Il s’agissait pour les militants de tous bords, de parodier la
cérémonie de la Beyaa, tout comme avaient tenté de le faire une poignée
d’autres à Rabat, avant de se faire brutalement disperser par des
policiers aux méthodes aussi brutalistes que voyoutes.

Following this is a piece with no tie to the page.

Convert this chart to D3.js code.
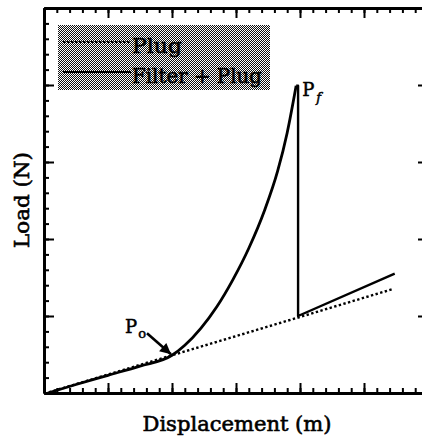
<!DOCTYPE html>
<html>
<head>
<meta charset="utf-8">
<script src="https://cdn.jsdelivr.net/npm/d3@7"></script>
<style>
  html, body { margin: 0; padding: 0; background: #fff; }
  svg { display: block; }
  text { font-family: "DejaVu Serif", "Liberation Serif", serif; fill: #000; }
</style>
</head>
<body>
<svg id="chart" width="422" height="441"></svg>
<script>
// Plug alone: straight load-displacement response
const plugX = [0.08, 2.0, 3.97, 5.45];
const plugY = [0.01, 0.49, 0.98, 1.35];

// Filter + plug: follows the plug, stiffens after Po, peaks at Pf, drops back
const filterX = [0.06, 0.5, 1.0, 1.5, 2.0, 2.2, 2.45, 2.7, 2.95, 3.2, 3.45, 3.65, 3.8, 3.94];
const filterY = [0.0, 0.11, 0.23, 0.35, 0.49, 0.62, 0.84, 1.12, 1.47, 1.88, 2.38, 2.88, 3.38, 3.99];
const afterX = [3.94, 3.97, 3.97, 5.48];
const afterY = [3.99, 3.99, 1.0, 1.55];

const legendLabels = ["Plug", "Filter + Plug"];

const svg = d3.select("#chart");
const x = d3.scaleLinear().domain([0, 6]).range([44, 428]);
const y = d3.scaleLinear().domain([0, 5]).range([393, 8]);

const majorX = d3.range(0, 6.01, 1);
const minorX = d3.range(0, 6.01, 0.2);
const majorY = d3.range(0, 5.01, 1);
const minorY = d3.range(0, 5.01, 0.2);

function styleAxis(g, w) {
  g.select(".domain").attr("stroke-width", w).attr("stroke", "#000");
  g.selectAll(".tick line").attr("stroke-width", 2).attr("stroke", "#000");
  g.selectAll(".tick text").remove();
}

function frame(values, size) {
  svg.append("g").attr("transform", `translate(0,${y(0)})`)
    .call(d3.axisBottom(x).tickValues(values.x).tickSize(-size).tickSizeOuter(0).tickFormat(""))
    .call(g => styleAxis(g, 2.8));
  svg.append("g").attr("transform", `translate(0,${y(5)})`)
    .call(d3.axisTop(x).tickValues(values.x).tickSize(-size).tickSizeOuter(0).tickFormat(""))
    .call(g => styleAxis(g, 2.8));
  svg.append("g").attr("transform", `translate(${x(0)},0)`)
    .call(d3.axisLeft(y).tickValues(values.y).tickSize(-size).tickSizeOuter(0).tickFormat(""))
    .call(g => styleAxis(g, 2.8));
  svg.append("g").attr("transform", `translate(${x(6)},0)`)
    .call(d3.axisRight(y).tickValues(values.y).tickSize(-size).tickSizeOuter(0).tickFormat(""))
    .call(g => styleAxis(g, 2.8));
}
frame({ x: minorX, y: minorY }, 5);
frame({ x: majorX, y: majorY }, 10);

// curves
const straight = d3.line().x(d => x(d[0])).y(d => y(d[1]));
const smooth = d3.line().x(d => x(d[0])).y(d => y(d[1])).curve(d3.curveMonotoneX);

svg.append("path")
  .datum(d3.zip(plugX, plugY))
  .attr("d", straight)
  .attr("fill", "none").attr("stroke", "#000")
  .attr("stroke-width", 2.4).attr("stroke-dasharray", "2.4,2.4");

svg.append("path")
  .datum(d3.zip(filterX, filterY))
  .attr("d", smooth)
  .attr("fill", "none").attr("stroke", "#000").attr("stroke-width", 2.8);

svg.append("path")
  .datum(d3.zip(afterX, afterY))
  .attr("d", straight)
  .attr("fill", "none").attr("stroke", "#000").attr("stroke-width", 2.4)
  .attr("stroke-linejoin", "round");

// legend with halftone fill
const defs = svg.append("defs");
const pat = defs.append("pattern").attr("id", "halftone")
  .attr("width", 2).attr("height", 2).attr("patternUnits", "userSpaceOnUse");
pat.append("rect").attr("width", 2).attr("height", 2).attr("fill", "#fff");
pat.append("rect").attr("x", 0).attr("y", 0).attr("width", 1).attr("height", 1).attr("fill", "#111");
pat.append("rect").attr("x", 1).attr("y", 1).attr("width", 1).attr("height", 1).attr("fill", "#111");

const legend = svg.append("g").attr("transform", "translate(58,25)");
legend.append("rect").attr("width", 212).attr("height", 65).attr("fill", "url(#halftone)");
legend.append("line").attr("x1", 5).attr("x2", 73).attr("y1", 17).attr("y2", 17)
  .attr("stroke", "#000").attr("stroke-width", 1.8).attr("stroke-dasharray", "2.5,1.5");
legend.append("line").attr("x1", 5).attr("x2", 73).attr("y1", 47).attr("y2", 47)
  .attr("stroke", "#000").attr("stroke-width", 1.8);
legend.selectAll("text.lbl").data(legendLabels).join("text")
  .attr("class", "lbl")
  .attr("x", 74).attr("y", (d, i) => 28 + i * 30)
  .attr("font-size", 20)
  .attr("stroke", "#000").attr("stroke-width", 0.6)
  .attr("textLength", (d, i) => i === 0 ? 50 : 130)
  .attr("lengthAdjust", "spacingAndGlyphs")
  .text(d => d);

// annotations
const pf = svg.append("text").attr("x", x(3.94) + 6).attr("y", y(3.99) + 10)
  .attr("font-size", 18).attr("stroke", "#000").attr("stroke-width", 0.5);
pf.append("tspan").text("P");
pf.append("tspan").attr("font-size", 13).attr("font-style", "italic").attr("dy", 6).attr("dx", 2).text("f");

const po = svg.append("text").attr("x", x(2.0) - 47).attr("y", y(0.49) - 22)
  .attr("font-size", 18).attr("stroke", "#000").attr("stroke-width", 0.5);
po.append("tspan").text("P");
po.append("tspan").attr("font-size", 13).attr("dy", 5).attr("dx", 1).text("o");

defs.append("marker").attr("id", "arrowhead")
  .attr("viewBox", "0 0 10 10").attr("refX", 10).attr("refY", 5)
  .attr("markerWidth", 13).attr("markerHeight", 11).attr("orient", "auto")
  .attr("markerUnits", "userSpaceOnUse")
  .append("path").attr("d", "M0,0 L10,5 L0,10 Z").attr("fill", "#000");
svg.append("line")
  .attr("x1", x(2.0) - 25).attr("y1", y(0.49) - 22)
  .attr("x2", x(2.0) - 1).attr("y2", y(0.49) - 1)
  .attr("stroke", "#000").attr("stroke-width", 2.6)
  .attr("marker-end", "url(#arrowhead)");

// axis titles
svg.append("text").attr("x", 237).attr("y", 431)
  .attr("text-anchor", "middle").attr("font-size", 21)
  .attr("stroke", "#000").attr("stroke-width", 0.6)
  .attr("textLength", 189).attr("lengthAdjust", "spacingAndGlyphs")
  .text("Displacement (m)");
svg.append("text").attr("transform", "translate(29,200) rotate(-90)")
  .attr("text-anchor", "middle").attr("font-size", 21)
  .attr("stroke", "#000").attr("stroke-width", 0.6)
  .attr("textLength", 96).attr("lengthAdjust", "spacingAndGlyphs")
  .text("Load (N)");
</script>
</body>
</html>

Le monde est soudain devenu étroit pour les dictateurs. Ce qui n’a pu
se tenir convenablement, dans la capitale marocaine, s’est exporté
naturellement, ailleurs.
Une belle revanche sur le régime marocain à la main bien lourde et
qui est en proie, par les temps qui courent, à une contestation
généralisée, sinon de son existence, du moins de ses méthodes
révoltantes, par ces « focos » rêvés par le Che et qui sont menés
pacifiquement, par les citoyens marocains et les militants de tous
bords, laissant la violence, les voies de faits et l’arbitraire au camp
d’en face. Et si la cérémonie de Paris a définitivement achevé de
ridiculiser celle du Mechouar et ses défenseurs, le roi si autiste et si
vaniteux ne pourra s’en prendre qu’à lui-même !

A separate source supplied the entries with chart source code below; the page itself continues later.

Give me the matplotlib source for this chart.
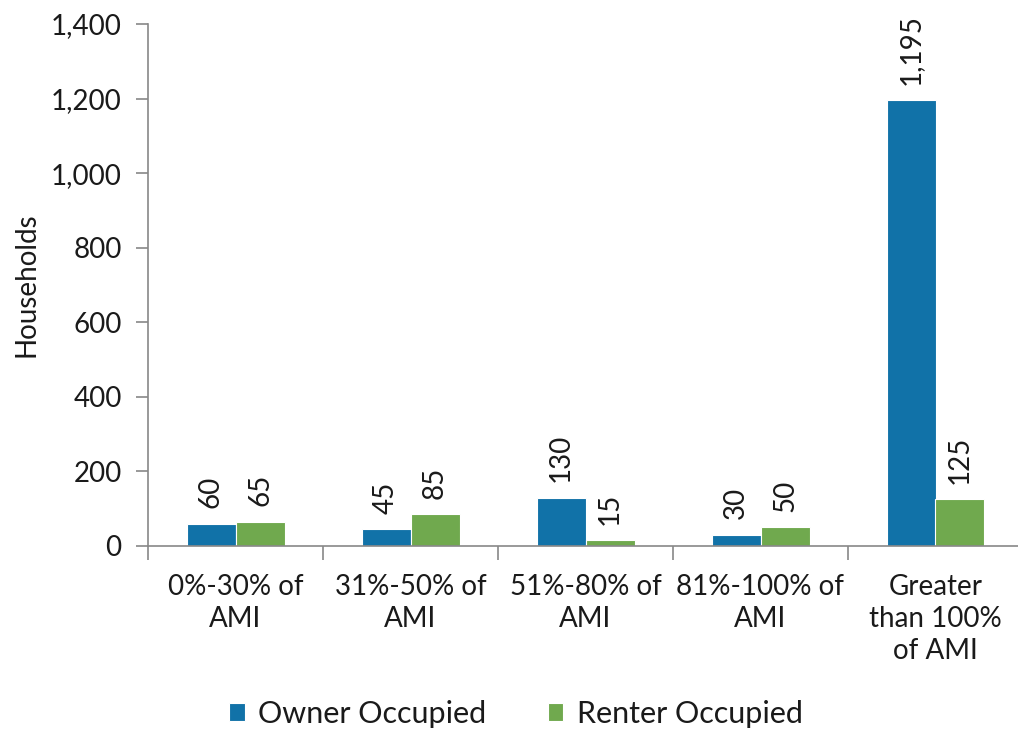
import matplotlib
matplotlib.use("Agg")
import matplotlib.pyplot as plt
import numpy as np

categories = ["0%-30% of\nAMI", "31%-50% of\nAMI", "51%-80% of\nAMI", "81%-100% of\nAMI", "Greater\nthan 100%\nof AMI"]
owner = [60, 45, 130, 30, 1195]
renter = [65, 85, 15, 50, 125]
owner_labels = ["60", "45", "130", "30", "1,195"]
renter_labels = ["65", "85", "15", "50", "125"]
yticks = [0, 200, 400, 600, 800, 1000, 1200, 1400]
ytick_labels = ["0", "200", "400", "600", "800", "1,000", "1,200", "1,400"]

plt.rcParams['font.family'] = ['Lato', 'DejaVu Sans']
W, H = 1018, 730
fig = plt.figure(figsize=(W/100, H/100), dpi=100)
left, right, top, bottom = 148, 1023, 24, 546
ax = fig.add_axes([left/W, 1-bottom/H, (right-left)/W, (bottom-top)/H])

blue = "#1172A8"
green = "#70A94E"
fs = 20
tc = "#1a1a1a"
x = np.arange(len(categories))
bw = 0.28
ax.bar(x - bw/2, owner, bw, color=blue, edgecolor="white", linewidth=0.8, label="Owner Occupied")
ax.bar(x + bw/2, renter, bw, color=green, edgecolor="white", linewidth=0.8, label="Renter Occupied")

for i in range(len(x)):
    ax.text(x[i] - bw/2, owner[i] + 42, owner_labels[i], rotation=90, ha="center", va="bottom", fontsize=fs, color=tc)
    ax.text(x[i] + bw/2, renter[i] + 42, renter_labels[i], rotation=90, ha="center", va="bottom", fontsize=fs, color=tc)

ax.set_xlim(-0.5, len(categories) - 0.5)
ax.set_ylim(0, 1400)
ax.set_yticks(yticks)
ax.set_yticklabels(ytick_labels, fontsize=fs, color=tc)
ax.set_xticks(x)
ax.set_xticklabels(categories, fontsize=fs, color=tc, linespacing=1.3)
ax.tick_params(axis="x", length=0, pad=20)
ax.set_xticks(np.arange(-0.5, len(categories)), minor=True)
ax.tick_params(axis="x", which="minor", length=10, color="#888888", width=1.2)
ax.tick_params(axis="y", length=9, color="#888888", width=1.2, pad=10)
for s in ["top", "right"]:
    ax.spines[s].set_visible(False)
for s in ["left", "bottom"]:
    ax.spines[s].set_color("#888888")
    ax.spines[s].set_linewidth(1.2)
ax.set_ylabel("Households", fontsize=fs, color=tc, labelpad=8)

leg = fig.legend(loc="center", bbox_to_anchor=(0.507, 1-714/H), ncol=2, frameon=False,
                 fontsize=fs + 2, handlelength=0.5, handleheight=0.5, handletextpad=0.45,
                 columnspacing=2.0)
for t in leg.get_texts():
    t.set_color(tc)

fig.savefig("out.png", dpi=100)
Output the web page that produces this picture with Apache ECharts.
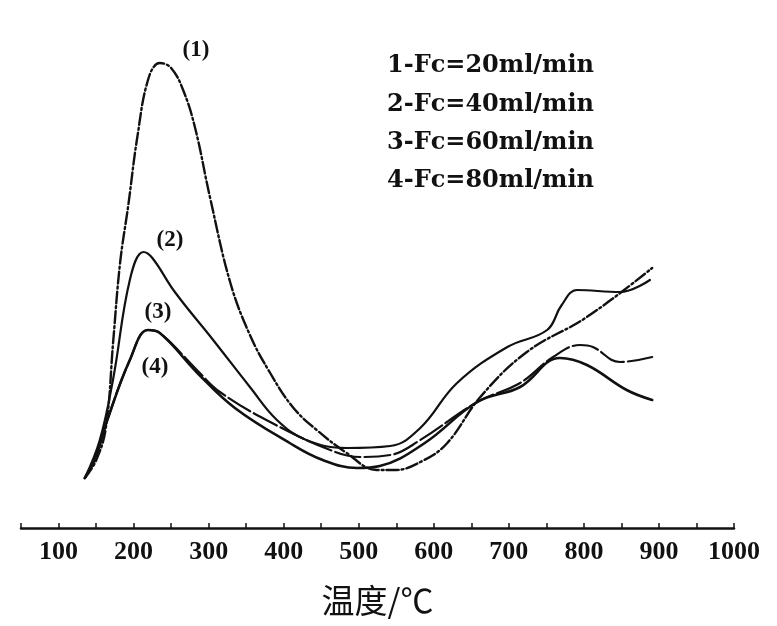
<!DOCTYPE html>
<html>
<head>
<meta charset="utf-8">
<script src="https://cdn.jsdelivr.net/npm/echarts/dist/echarts.min.js"></script>
<style>
html,body{margin:0;padding:0;background:#fff;}
#chart{width:777px;height:626px;}
</style>
</head>
<body>
<div id="chart"></div>
<script>
// ---- data (temperature °C, relative signal) ----
var curve1 = [[135,10],[150,13.5],[163,20],[173,37.6],[182,53],[193,64.6],[205,78.2],[220,90],[235,93],[250,92],[266,87.6],[282,80],[302,66],[329,49],[355,38.6],[382,31],[412,24.2],[444,19.6],[484,15],[524,11.6],[548,11.6],[586,13.5],[618,17],[662,26.2],[724,35.2],[804,42.2],[891,52]];
var curve2 = [[135,10],[155,17.6],[173,30],[195,49.6],[213,55.2],[225,54],[255,47.2],[306,37.6],[355,28.2],[391,21.6],[430,17.6],[484,16],[542,16.4],[582,20],[631,29],[698,36.2],[751,39.6],[770,44.5],[791,47.6],[848,47.2],[888,49.6]];
var curve3 = [[135,10],[149,14],[165,21.6],[195,33.6],[219,39.6],[235,39],[285,31],[335,24],[408,17],[452,13.6],[498,12],[528,12.4],[588,17],[658,25.2],[715,28.2],[768,34],[804,32.6],[857,27.6],[891,25.6]];
var curve4 = [[135,10],[149,14],[165,21.6],[195,33.6],[219,39.6],[235,39],[285,31.5],[315,27.2],[382,21.2],[462,15.6],[502,14.2],[542,14.6],[582,17.6],[658,25.2],[715,29],[759,34.2],[795,36.6],[812,36.2],[848,33.2],[891,34.2]];
var legendLines = ['1-Fc=20ml/min','2-Fc=40ml/min','3-Fc=60ml/min','4-Fc=80ml/min'];
var curveTags = ['(1)','(2)','(3)','(4)'];
var xAxisTitle = '温度/℃';

var chart = echarts.init(document.getElementById('chart'), null, {renderer:'canvas'});

function lineSeries(name, data, type, width){
  return {
    name: name, type: 'line', data: data, showSymbol: false, symbol: 'none',
    smooth: 0.4, animation: false,
    lineStyle: {color: '#111', width: width, type: type, cap: 'round', join: 'round'}
  };
}

var legendY = [68, 107, 145, 183];
var tagPos = [[196,50],[170,240],[158,312],[155,367]];
var graphics = [];
legendLines.forEach(function(t,i){
  graphics.push({type:'text', left:387, top:legendY[i]-14, style:{text:t, font:'bold 24px "DejaVu Serif"', fill:'#111'}});
});
curveTags.forEach(function(t,i){
  graphics.push({type:'text', x:tagPos[i][0], y:tagPos[i][1], style:{text:t, font:'bold 23px "Liberation Serif"', fill:'#111', textAlign:'center', textVerticalAlign:'middle'}});
});

chart.setOption({
  backgroundColor: '#fff',
  animation: false,
  grid: {left: 21, right: 43, top: 28, bottom: 98, containLabel: false},
  xAxis: {
    type: 'value', min: 50, max: 1000, interval: 50,
    name: xAxisTitle, nameLocation: 'middle', nameGap: 56,
    nameTextStyle: {fontFamily: '"Noto Sans CJK SC"', fontSize: 33, color: '#111'},
    axisLine: {show: true, onZero: false, lineStyle: {color: '#111', width: 2.5}},
    axisTick: {show: true, inside: true, length: 5, lineStyle: {color: '#111', width: 1.5}},
    axisLabel: {
      margin: 11, color: '#111', fontFamily: '"Liberation Serif"', fontWeight: 'bold', fontSize: 26,
      showMinLabel: true, showMaxLabel: true,
      formatter: function(v){ return (v % 100 === 0) ? String(v) : ''; }
    },
    splitLine: {show: false}
  },
  yAxis: {
    type: 'value', min: 0, max: 100, show: false,
    splitLine: {show: false}
  },
  series: [
    lineSeries('1', curve1, [12,3,2,3], 2.4),
    lineSeries('2', curve2, 'solid', 2.2),
    lineSeries('3', curve3, 'solid', 2.6),
    lineSeries('4', curve4, [26,4], 2.2)
  ],
  graphic: graphics
});
</script>
</body>
</html>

Il y avait de tout dans cette réunion des justes, sous un soleil radieux !
Il y avait ce capitaine de l’armée de l’air marocaine, en tenue d’été, béret vissé sur la tête.

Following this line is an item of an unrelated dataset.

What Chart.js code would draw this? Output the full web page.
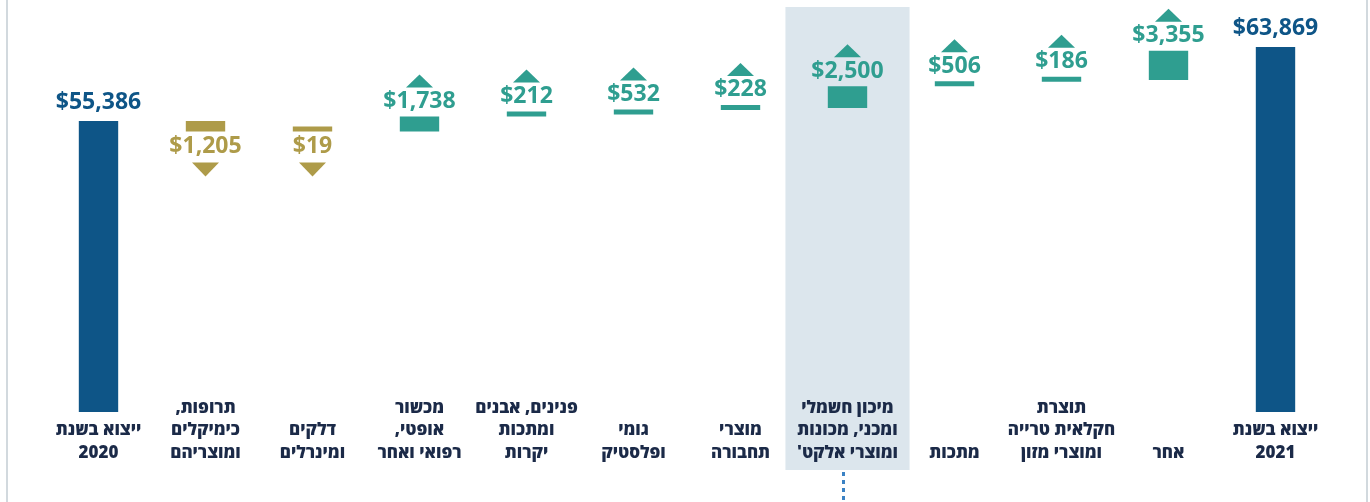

Militaire un jour, militaire pour toujours dit le dicton. Et Mustapha
Adib est sans doute le meilleur d’entre eux. Le plus courageux aussi,
dont l’histoire dit qu’il a bu le calice de l’injustice, jusqu’à la lie,
pour avoir dénoncé la corruption et l’injustice. Un comble ! Il est
aujourd’hui l’objet de toutes les « assiduités », de tous les
ostracismes et de toutes les injustices qui lui font dire qu’il n’est
plus marocain. Qui pourrait le blâmer d’avoir prononcé ce truisme, et
d’avoir voulu le traduire dans les faits, en faisant vœu de renonciation
à la nationalité de ses parents qui ont pourtant tant donné à leur
patrie !
Il y avait aussi Ahmed Benani, le politologue, et professeur
universitaire qui, de son langage exquis, avoue à longueur d’année, sur
ses pages Facebook, dans ses conférences ou ses réunions privées, ne
plus supporter l’autisme de ce régime arc-bouté depuis toujours sur ses
injustices et ses pratiques douteuses. Il est accouru de ses hauteurs
lausannoises pour haranguer les siens et appeler de ses vœux cette «
Aube citoyenne ».
Il y avait Anas Chadil, cet élève-ingénieur qui, le premier, au soir
du 24 août, avait eu l’idée lumineuse de cette « waqfa », devant
l’ambassade du Maroc à Paris!
Il est reparti depuis à Nantes, préparer sa soutenance prévue ce
lundi, apaisé d’avoir pu dire son mot, sur la question de cette satanée
allégeance.
Il y avait Zineb El Rhazoui. Celle des grands jours et de tous les combats.
Déguisée en maîtresse de cérémonie, la pasionaria de la démocratie,
était à faire hurler de rires un couvent des bonnes sœurs, mais qui,
comme à son habitude, lorsqu’il s’agit de dénoncer les travers des
dictateurs ne déridait pas de colère ! Moment de clownerie assuré tout
de même !
L’ombre des absents
Enfin il y avait l’ombre de tous ces absents, qui planait sur cette
manifestation de la dignité contre l’indignité, de la liberté contre la
soumission et de la citoyenneté contre l’assujettissement ! Ils sont
légions les laissés pour compte, les pauvres, les misérables, les
affamés, les spoliés, les oubliés du régime et nos militants. Ils
s’appellent Abderrahmane Assal, Mouad Belghouat, Younes Belkhdim, Samir
Bradley, Nour Essalam Kartachi, Leila Nassimi, Youssef Oubella, , Tariq
Rochdi, et tant d’autres, emprisonnés pour avoir dit leur refus de la
servitude et du déni de droit.
La comédie de la beyaa aura vécu, le temps d’un après-midi
particulier, sous une protection policière qui, pour une fois, aura
profité aux démocrates. Elle aura eu pour théâtre les parvis des droits
de l’homme au Trocadero et celui de l’ambassade du Maroc, cet antre de
la dictature et son symbole. Un jour, sans doute, la parabole s’écrira
dans l’autre sens ! Ce jour-là, les marocains rendus enfin à leur
dignité citoyenne, n’auront besoin ni de protection des forces de
l’ordre, ni d’allégeance dégradante due à un de leurs semblables.